- Republicans are pushing to make a CBDC ban permanent through the 21st Century ROAD to Housing Act
- The Senate already passed a version containing a temporary CBDC ban through 2030
- House conservatives now want stronger anti-CBDC language before supporting the bill
Republicans are quietly turning a housing bill into one of the biggest crypto policy battlegrounds in Washington after inserting language that temporarily bans the Federal Reserve from issuing a central bank digital currency.

The Senate’s 21st Century ROAD to Housing Act already passed earlier this year in a massive 89-10 vote, carrying a provision that blocks a U.S. CBDC until 2030. Now House conservatives are pushing to make that restriction permanent before they agree to move the legislation forward.
The CBDC Fight Is Escalating Fast
The original Senate bill was introduced by Senate Banking Committee Chairman Tim Scott alongside Democratic Senator Elizabeth Warren — an unusual bipartisan pairing given how divided digital asset policy has become.
But after the bill reached the House, conservatives immediately focused on the CBDC language. Several Republican lawmakers argued that a temporary restriction effectively leaves the door open for future administrations to revive a government-issued digital dollar later.
Representative Scott Perry made the position clear, warning against any future CBDC system that could potentially track or control consumer spending behavior.
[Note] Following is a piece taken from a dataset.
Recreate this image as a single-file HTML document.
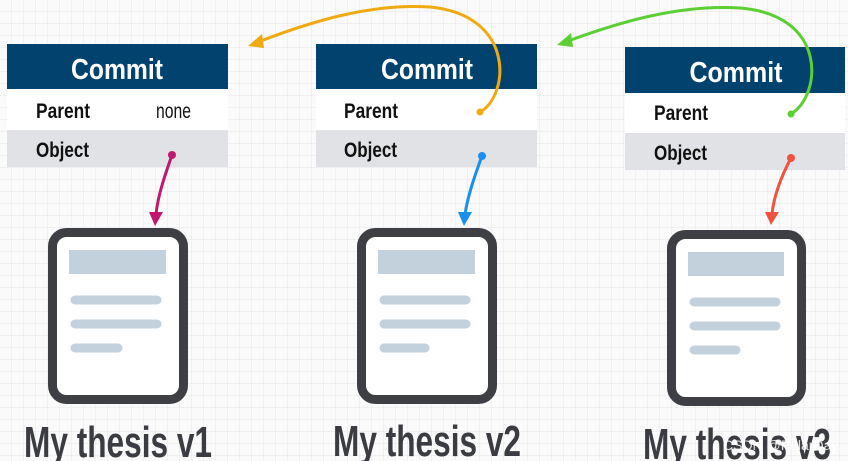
<!DOCTYPE html>
<html><head><meta charset="utf-8"><style>
html,body{margin:0;padding:0;background:#fff}
svg{display:block}
.h{font-family:"Liberation Sans Narrow","Liberation Sans",sans-serif;font-weight:bold}
</style></head><body>
<svg width="848" height="461" viewBox="0 0 848 461" xmlns="http://www.w3.org/2000/svg">
<defs>
<pattern id="g" width="12" height="12" patternUnits="userSpaceOnUse">
<path d="M12 0V12M0 12H12" fill="none" stroke="#e6e6e6" stroke-width="1"/>
</pattern>
</defs>
<rect width="848" height="461" fill="#fafafa"/>
<rect width="848" height="461" fill="url(#g)"/>

<!-- Box 1 -->
<rect x="7" y="44" width="221" height="45" fill="#02426e"/>
<rect x="7" y="89" width="221" height="41" fill="#fff"/>
<rect x="7" y="130" width="221" height="37" fill="#e1e2e5"/>
<text class="h" x="117" y="79" fill="#fff" font-size="29" text-anchor="middle" textLength="92" lengthAdjust="spacingAndGlyphs">Commit</text>
<text class="h" x="36" y="118" fill="#111" font-size="21" textLength="54" lengthAdjust="spacingAndGlyphs">Parent</text>
<text x="156" y="118" fill="#111" font-size="21" font-family="Liberation Sans Narrow,Liberation Sans,sans-serif" textLength="35" lengthAdjust="spacingAndGlyphs">none</text>
<text class="h" x="36" y="157" fill="#111" font-size="21" textLength="53" lengthAdjust="spacingAndGlyphs">Object</text>

<!-- Box 2 -->
<rect x="316" y="44" width="221" height="45" fill="#02426e"/>
<rect x="316" y="89" width="221" height="41" fill="#fff"/>
<rect x="316" y="130" width="221" height="37" fill="#e1e2e5"/>
<text class="h" x="427" y="79" fill="#fff" font-size="29" text-anchor="middle" textLength="92" lengthAdjust="spacingAndGlyphs">Commit</text>
<text class="h" x="344" y="118" fill="#111" font-size="21" textLength="54" lengthAdjust="spacingAndGlyphs">Parent</text>
<text class="h" x="344" y="157" fill="#111" font-size="21" textLength="53" lengthAdjust="spacingAndGlyphs">Object</text>

<!-- Box 3 -->
<rect x="625" y="47" width="220" height="46" fill="#02426e"/>
<rect x="625" y="93" width="220" height="40" fill="#fff"/>
<rect x="625" y="133" width="220" height="37" fill="#e1e2e5"/>
<text class="h" x="736" y="82" fill="#fff" font-size="29" text-anchor="middle" textLength="93" lengthAdjust="spacingAndGlyphs">Commit</text>
<text class="h" x="654" y="120" fill="#111" font-size="21" textLength="54" lengthAdjust="spacingAndGlyphs">Parent</text>
<text class="h" x="654" y="160" fill="#111" font-size="21" textLength="53" lengthAdjust="spacingAndGlyphs">Object</text>

<!-- Documents -->
<g fill="#fff" stroke="#3d3f44" stroke-width="9">
<rect x="52.5" y="232.5" width="131" height="167" rx="14"/>
<rect x="361.5" y="232.5" width="131" height="167" rx="14"/>
<rect x="671.5" y="234.5" width="130" height="167" rx="14"/>
</g>
<g fill="#c3d1dc">
<rect x="69" y="250" width="97" height="24"/>
<rect x="378" y="250" width="97" height="24"/>
<rect x="688" y="252" width="96" height="24"/>
</g>
<g stroke="#c3d1dc" stroke-width="9" stroke-linecap="round">
<path d="M75 300H157M75 324H157M75 348H118"/>
<path d="M384 300H466M384 324H466M384 348H425"/>
<path d="M694 302H776M694 326H776M694 350H736"/>
</g>

<!-- Labels -->
<g class="h" fill="#3a3c41" font-size="44">
<text x="24" y="457" textLength="188" lengthAdjust="spacingAndGlyphs">My thesis v1</text>
<text x="333" y="456" textLength="188" lengthAdjust="spacingAndGlyphs">My thesis v2</text>
<text x="643" y="459" textLength="188" lengthAdjust="spacingAndGlyphs">My thesis v3</text>
</g>
<text x="723" y="450" fill="#fff" fill-opacity="0.85" font-size="14" font-family="Liberation Sans,sans-serif">CSDN @PolarDay.</text>

<!-- Object arrows -->
<g fill="none" stroke-width="3">
<path d="M172 155 C165 175 158 195 156 214" stroke="#c0186e"/>
<path d="M482 156 C475 175 468 195 465 214" stroke="#1a8fef"/>
<path d="M791 158 C782 175 774 195 772 214" stroke="#ef5340"/>
</g>
<circle cx="172" cy="155" r="4" fill="#c0186e"/>
<circle cx="482" cy="156" r="4" fill="#1a8fef"/>
<circle cx="791" cy="158" r="4" fill="#ef5340"/>
<path d="M149 212 L163 212 L155 226Z" fill="#c0186e"/>
<path d="M458 212 L472 212 L464 226Z" fill="#1a8fef"/>
<path d="M765 212 L779 212 L771 225Z" fill="#ef5340"/>

<!-- Parent arrows -->
<path d="M480 112 C510 95 515 15 430 7 C370 3 310 22 258 42" fill="none" stroke="#f0aa12" stroke-width="3"/>
<circle cx="480" cy="112" r="3.5" fill="#f0aa12"/>
<path d="M248 46 L262 34 L264 48Z" fill="#f0aa12"/>
<path d="M791 114 C822 95 828 15 740 8 C680 4 620 22 568 41" fill="none" stroke="#5ccf34" stroke-width="3"/>
<circle cx="791" cy="114" r="3.5" fill="#5ccf34"/>
<path d="M557 45 L571 33 L573 47Z" fill="#5ccf34"/>
</svg>
</body></html>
House Conservatives Want a Permanent Ban
The House version of the bill reportedly removes several controversial housing provisions but keeps the temporary CBDC restriction intact through 2030. That still is not enough for some members of the House Freedom Caucus, who are now demanding permanent anti-CBDC language before supporting procedural votes tied to the legislation.
Representative Anna Paulina Luna has already threatened to oppose the bill’s procedural advancement if stronger language is not included. If the House ultimately changes the CBDC provisions, the legislation would likely need to return to the Senate for another round of negotiations.

Stablecoins vs Government Money
The broader political backdrop matters here. Since President Trump returned to office, many Republicans have increasingly aligned behind private stablecoin development while positioning government-issued digital currencies as a threat to financial freedom and privacy.
That ideological divide is now shaping much of Washington’s crypto policy debate. Supporters of stablecoins argue privately issued digital dollars encourage innovation and competition, while critics of CBDCs worry centralized digital currency systems could eventually expand government financial surveillance powers.
Crypto Policy Is Expanding Beyond Crypto Bills
What makes the situation unusual is that the CBDC fight is unfolding inside housing legislation rather than standalone financial regulation.
Still, Washington frequently uses larger must-pass bills to push politically important policy signals, and crypto has increasingly become part of broader ideological battles involving banking, surveillance, financial infrastructure, and monetary control.
Whether the final bill includes a permanent CBDC ban or not, the debate itself signals how deeply digital asset policy has now entered mainstream political strategy in the United States.